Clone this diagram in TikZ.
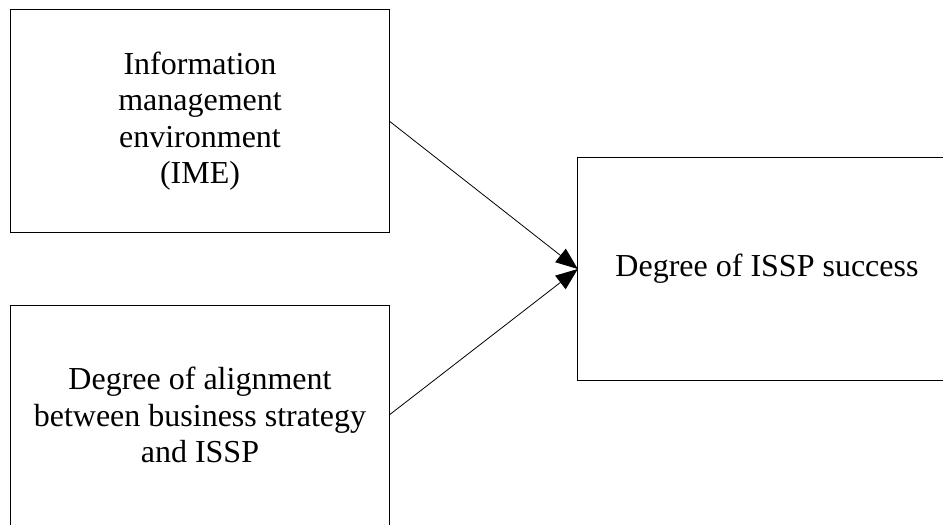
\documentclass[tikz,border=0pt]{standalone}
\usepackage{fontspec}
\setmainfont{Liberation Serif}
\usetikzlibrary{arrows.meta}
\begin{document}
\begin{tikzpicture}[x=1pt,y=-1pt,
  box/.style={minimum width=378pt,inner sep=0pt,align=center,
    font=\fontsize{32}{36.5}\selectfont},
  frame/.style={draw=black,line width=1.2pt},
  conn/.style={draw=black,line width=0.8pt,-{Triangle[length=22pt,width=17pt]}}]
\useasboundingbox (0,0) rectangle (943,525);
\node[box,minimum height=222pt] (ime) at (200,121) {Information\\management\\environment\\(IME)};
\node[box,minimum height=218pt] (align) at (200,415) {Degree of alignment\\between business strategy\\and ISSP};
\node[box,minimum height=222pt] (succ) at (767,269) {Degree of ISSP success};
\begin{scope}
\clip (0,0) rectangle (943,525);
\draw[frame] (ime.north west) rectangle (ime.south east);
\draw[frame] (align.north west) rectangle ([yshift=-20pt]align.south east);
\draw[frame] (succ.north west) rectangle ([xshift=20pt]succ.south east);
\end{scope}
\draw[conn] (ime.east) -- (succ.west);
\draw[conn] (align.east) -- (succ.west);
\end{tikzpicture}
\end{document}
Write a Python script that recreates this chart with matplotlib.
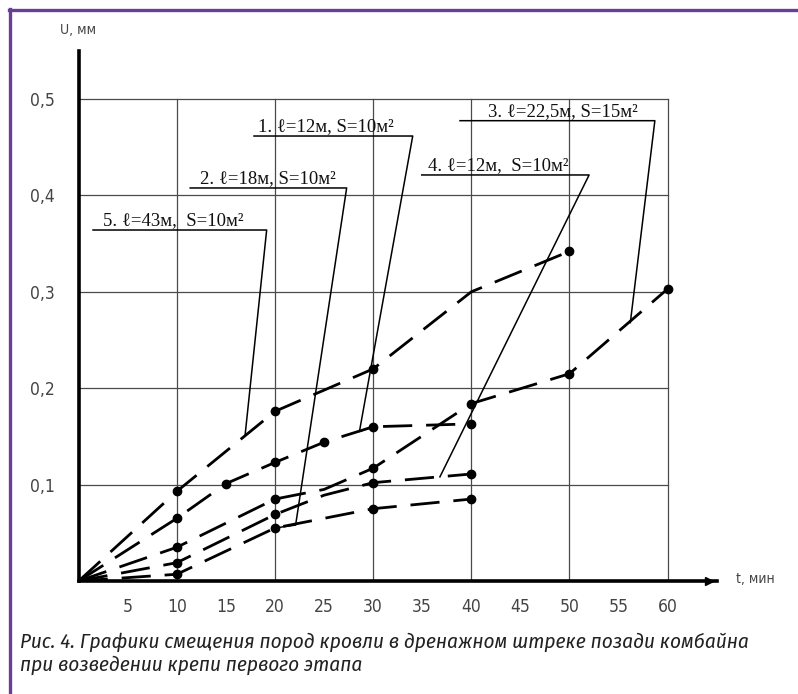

# TASK DETAILS:
Omit each picture, then return all of the listing exactly as it stands.

# EXERCISE OUTPUT:
Clone this diagram in TikZ.
\documentclass[tikz,border=0pt]{standalone}
\usepackage{fontspec}
\setmainfont{Liberation Serif}
\usetikzlibrary{arrows.meta}
\begin{document}
\begin{tikzpicture}[x=1pt,y=-1pt,
  box/.style={minimum width=378pt,inner sep=0pt,align=center,
    font=\fontsize{32}{36.5}\selectfont},
  frame/.style={draw=black,line width=1.2pt},
  conn/.style={draw=black,line width=0.8pt,-{Triangle[length=22pt,width=17pt]}}]
\useasboundingbox (0,0) rectangle (943,525);
\node[box,minimum height=222pt] (ime) at (200,121) {Information\\management\\environment\\(IME)};
\node[box,minimum height=218pt] (align) at (200,415) {Degree of alignment\\between business strategy\\and ISSP};
\node[box,minimum height=222pt] (succ) at (767,269) {Degree of ISSP success};
\begin{scope}
\clip (0,0) rectangle (943,525);
\draw[frame] (ime.north west) rectangle (ime.south east);
\draw[frame] (align.north west) rectangle ([yshift=-20pt]align.south east);
\draw[frame] (succ.north west) rectangle ([xshift=20pt]succ.south east);
\end{scope}
\draw[conn] (ime.east) -- (succ.west);
\draw[conn] (align.east) -- (succ.west);
\end{tikzpicture}
\end{document}
Write a Python script that recreates this chart with matplotlib.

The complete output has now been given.